:: RECORDS SUPPLIED ::
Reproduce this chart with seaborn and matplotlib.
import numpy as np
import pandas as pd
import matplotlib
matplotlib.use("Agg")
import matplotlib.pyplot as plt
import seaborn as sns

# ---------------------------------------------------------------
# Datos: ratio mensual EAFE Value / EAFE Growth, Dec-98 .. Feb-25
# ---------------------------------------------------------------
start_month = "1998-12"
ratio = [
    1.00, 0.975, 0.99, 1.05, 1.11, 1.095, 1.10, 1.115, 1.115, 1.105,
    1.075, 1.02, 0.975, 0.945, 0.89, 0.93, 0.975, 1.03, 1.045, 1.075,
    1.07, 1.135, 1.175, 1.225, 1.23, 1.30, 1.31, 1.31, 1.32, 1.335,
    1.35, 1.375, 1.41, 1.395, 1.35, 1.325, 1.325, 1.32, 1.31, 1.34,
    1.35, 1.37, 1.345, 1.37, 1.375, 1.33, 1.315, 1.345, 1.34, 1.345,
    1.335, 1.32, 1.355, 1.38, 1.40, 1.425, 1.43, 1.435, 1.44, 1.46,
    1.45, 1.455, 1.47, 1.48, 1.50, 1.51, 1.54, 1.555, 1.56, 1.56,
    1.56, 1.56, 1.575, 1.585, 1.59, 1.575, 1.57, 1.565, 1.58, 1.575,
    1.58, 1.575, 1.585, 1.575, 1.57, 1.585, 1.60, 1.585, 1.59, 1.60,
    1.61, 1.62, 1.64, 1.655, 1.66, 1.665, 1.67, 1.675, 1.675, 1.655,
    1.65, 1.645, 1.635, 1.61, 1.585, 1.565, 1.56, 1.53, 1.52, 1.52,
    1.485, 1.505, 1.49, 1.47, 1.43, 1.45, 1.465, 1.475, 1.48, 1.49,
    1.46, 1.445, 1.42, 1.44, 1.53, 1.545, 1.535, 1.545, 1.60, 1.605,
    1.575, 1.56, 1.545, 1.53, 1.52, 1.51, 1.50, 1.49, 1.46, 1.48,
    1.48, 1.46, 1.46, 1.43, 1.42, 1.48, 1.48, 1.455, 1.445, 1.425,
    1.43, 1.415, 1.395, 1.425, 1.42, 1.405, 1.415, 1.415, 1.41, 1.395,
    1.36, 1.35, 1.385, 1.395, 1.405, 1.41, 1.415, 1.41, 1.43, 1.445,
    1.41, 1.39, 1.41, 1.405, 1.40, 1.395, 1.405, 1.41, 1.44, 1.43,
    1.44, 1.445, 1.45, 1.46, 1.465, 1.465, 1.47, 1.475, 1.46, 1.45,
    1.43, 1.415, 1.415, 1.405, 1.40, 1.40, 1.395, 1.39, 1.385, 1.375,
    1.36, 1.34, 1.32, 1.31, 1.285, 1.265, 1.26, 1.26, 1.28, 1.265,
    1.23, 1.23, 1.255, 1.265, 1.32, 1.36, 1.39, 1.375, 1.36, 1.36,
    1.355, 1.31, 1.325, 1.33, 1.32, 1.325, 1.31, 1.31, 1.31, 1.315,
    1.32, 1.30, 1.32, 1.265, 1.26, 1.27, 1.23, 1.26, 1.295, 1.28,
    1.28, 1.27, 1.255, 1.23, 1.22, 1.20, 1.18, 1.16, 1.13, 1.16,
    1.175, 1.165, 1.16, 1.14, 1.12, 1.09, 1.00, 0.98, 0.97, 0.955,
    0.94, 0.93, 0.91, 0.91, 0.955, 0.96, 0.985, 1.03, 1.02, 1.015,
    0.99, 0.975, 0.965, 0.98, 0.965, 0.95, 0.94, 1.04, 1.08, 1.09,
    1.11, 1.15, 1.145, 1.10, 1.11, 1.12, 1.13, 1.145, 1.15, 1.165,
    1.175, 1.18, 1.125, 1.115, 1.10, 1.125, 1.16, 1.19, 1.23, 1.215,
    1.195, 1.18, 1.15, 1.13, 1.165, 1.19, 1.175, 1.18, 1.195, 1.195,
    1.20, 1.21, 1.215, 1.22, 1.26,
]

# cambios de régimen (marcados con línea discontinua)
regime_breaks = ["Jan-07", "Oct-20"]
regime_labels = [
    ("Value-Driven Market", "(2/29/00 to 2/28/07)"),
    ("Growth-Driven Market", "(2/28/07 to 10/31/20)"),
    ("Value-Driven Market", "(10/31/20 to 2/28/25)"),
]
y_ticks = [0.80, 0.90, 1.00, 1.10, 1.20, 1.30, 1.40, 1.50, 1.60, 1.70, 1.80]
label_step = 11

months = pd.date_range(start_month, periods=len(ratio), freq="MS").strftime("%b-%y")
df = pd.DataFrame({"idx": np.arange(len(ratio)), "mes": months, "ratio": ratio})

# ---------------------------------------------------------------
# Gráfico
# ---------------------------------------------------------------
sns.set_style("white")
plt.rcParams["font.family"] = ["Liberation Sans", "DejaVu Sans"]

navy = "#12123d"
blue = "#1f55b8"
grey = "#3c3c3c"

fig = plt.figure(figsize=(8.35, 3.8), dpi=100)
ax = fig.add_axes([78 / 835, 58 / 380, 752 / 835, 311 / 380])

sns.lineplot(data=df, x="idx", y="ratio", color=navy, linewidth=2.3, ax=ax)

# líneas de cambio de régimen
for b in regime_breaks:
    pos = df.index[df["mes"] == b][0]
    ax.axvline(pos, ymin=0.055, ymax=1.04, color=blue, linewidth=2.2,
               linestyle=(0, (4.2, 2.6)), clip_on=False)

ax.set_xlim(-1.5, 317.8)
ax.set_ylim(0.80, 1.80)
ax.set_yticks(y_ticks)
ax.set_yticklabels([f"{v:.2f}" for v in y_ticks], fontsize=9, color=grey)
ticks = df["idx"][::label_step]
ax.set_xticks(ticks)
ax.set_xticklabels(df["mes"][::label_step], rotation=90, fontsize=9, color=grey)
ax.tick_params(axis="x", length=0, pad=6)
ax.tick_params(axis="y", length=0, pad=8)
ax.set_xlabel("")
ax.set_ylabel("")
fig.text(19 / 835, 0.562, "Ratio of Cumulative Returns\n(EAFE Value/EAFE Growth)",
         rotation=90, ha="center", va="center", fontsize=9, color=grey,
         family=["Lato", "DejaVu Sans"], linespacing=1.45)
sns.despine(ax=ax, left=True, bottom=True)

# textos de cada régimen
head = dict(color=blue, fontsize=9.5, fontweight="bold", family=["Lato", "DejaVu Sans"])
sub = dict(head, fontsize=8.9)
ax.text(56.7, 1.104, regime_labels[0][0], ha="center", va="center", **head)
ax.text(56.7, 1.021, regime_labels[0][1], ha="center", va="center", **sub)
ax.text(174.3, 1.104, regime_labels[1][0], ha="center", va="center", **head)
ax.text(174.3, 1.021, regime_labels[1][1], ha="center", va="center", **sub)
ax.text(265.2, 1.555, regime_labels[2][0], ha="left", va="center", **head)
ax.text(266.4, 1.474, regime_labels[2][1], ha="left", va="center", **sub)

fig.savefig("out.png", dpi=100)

...

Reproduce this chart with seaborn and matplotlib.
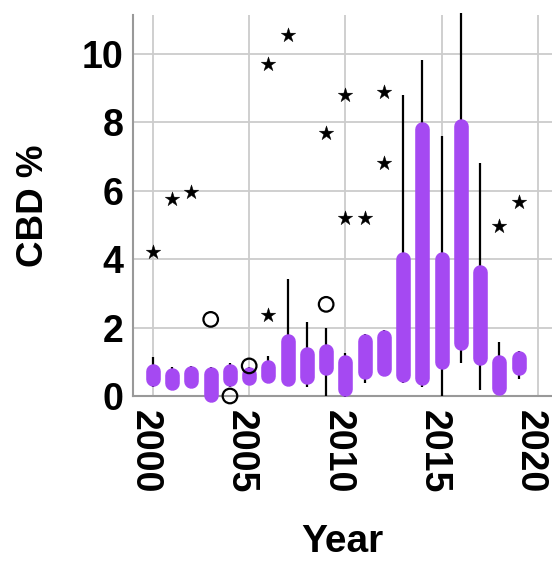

:: GIVEN INSTRUCTION ::
Each line that holds the string "matplotlib" counts once; give the total and nothing else.

:: SOLUTION BELOW ::
5